Coluna Vanessa Passos: Por que você só escreve sobre mulheres?

Em sua coluna, Vanessa Passos, escritora e professora de escrita criativa, questiona a hegemonia masculina na literatura e reflete sobre a importância de escrever sobre mulheres

14:00 | Jun. 25, 2022

Por: Vanessa Passos
Vanessa Passos fala sobre o espaço das histórias das mulheres nos livros (foto: Fernanda Barros/ O POVO)

No último plantão de dúvidas que dou toda semana para alunas e alunos do Curso 321escreva, meu curso online de escrita para formação de escritores, uma das alunas foi questionada com a pergunta que intitula a coluna de hoje. Na verdade, a pergunta foi além: por que ela escrevia apenas sobre mulheres e mulheres pobres, em situação de vulnerabilidade?

O mais curioso é que um tempo atrás eu recebi a mesmíssima pergunta, feita por pessoas diferentes, e desconfio que nós duas não sejamos as únicas questionadas sobre isso. Já ouvi também que atualmente estamos vivenciando um boom de personagens femininas, que a literatura contemporânea está cheia de histórias com mães e filhas, repleta de narrativas que falam sobre maternidade, ou ainda, que trazem a violência como pauta, por exemplo, a violência sexual, o estupro. Falam como se isso fosse algo clichê, repetitivo, mais do mesmo.

Posso garantir que temos livros incríveis que tratam sobre o tema, como: "Ao pó", de Morgana Kretzmann, e "Vista Chinesa", de Tatiana Salem Levy. Livros que foram importantes para que eu escrevesse "A filha primitiva", meu romance vencedor do 6º Prêmio Kindle de Literatura.

O interessante é que há muito tempo temos personagens masculinos pintando e bordando nos livros de literatura, o famoso perfil inquestionável: homem, branco, hétero, classe média ou rico. Temos diversas histórias de pais e filhos, do branco como opressor da classe social menos favorecida, do escritor com bloqueio criativo, do homem mais velho que se apaixona pela jovem, e isso de modo algum é relativizado. Mas quando mulheres escrevem e trazem personagens femininas, ainda que bem construídas, o fato é tratado como menor, como modinha.

“Saia da zona de conforto, você só escreve sobre isso, só sobre mulheres?”, nos questionam.

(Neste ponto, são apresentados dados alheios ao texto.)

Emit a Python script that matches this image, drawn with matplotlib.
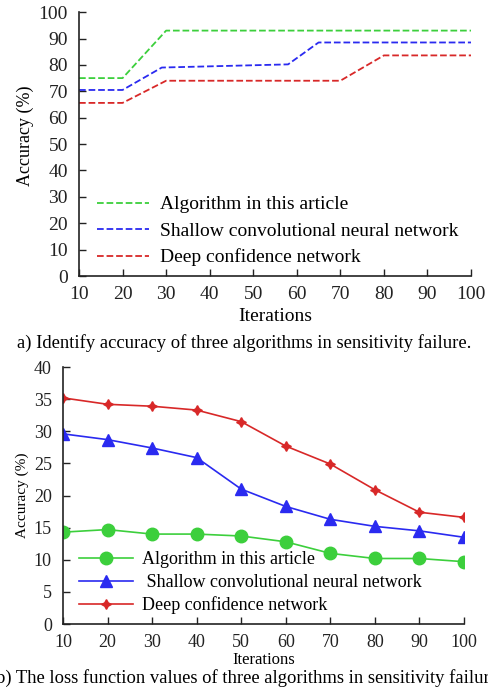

Em primeiro lugar, o incômodo me parece ter a ver com a hegemonia masculina, tanto por parte de quem escreve, quanto por parte dos personagens construídos. No entanto, vemos, aos poucos, a pesquisa realizada pela Regina Delcastagnè, na UNB, mudar os números e as estatísticas. Pesquisa que mostrava que 70,6% das grandes editoras publicam mais homens que mulheres, e que desses livros, 50,8% apresentava personagens masculinos. A quem essa pluralidade e diversidade incomoda, afinal?

Em segundo lugar, penso que é preciso escrever a história que se deseja contar. Nisso consistem a beleza e a liberdade da literatura, da criação, do ato de escrever. Nas primeiras aulas com meus alunos de escrita, eu falo sobre o livro "Cartas a um jovem poeta", de Rainer Maria Rilke. No livro, um jovem escritor pergunta ao mestre se seus textos são bons. Todavia, o mestre rebate a pergunta dizendo que não é sobre isso que ele deve inicialmente se questionar, que a pergunta correta deveria ser: você morreria se deixasse de escrever?

Pode soar dramático, mas a lição que aprendi com Rilke é que começar uma trajetória de escrita olhando para fora e não para dentro é um erro. É preciso reforçar o quão importante escrever é para nós, é preciso saber que temas, que personagens você quer criar e entender que só você pode dizer isso, mais ninguém. Só assim você conseguirá construir algo genuíno, que de fato toque o leitor.

E aqui não estou desconsiderando a importância das técnicas de escrita, da formação do autor, do processo de revisão e de lapidação do texto. O que estou dizendo é que faz parte da construção de uma trajetória literária este autoconhecimento, que não há uma fórmula e nem podemos aceitar que nos ditem que histórias vamos escrever. É preciso peitar essa afronta, esses questionamentos, não recuar, forçar passagem e defender aquilo que é importante para nós.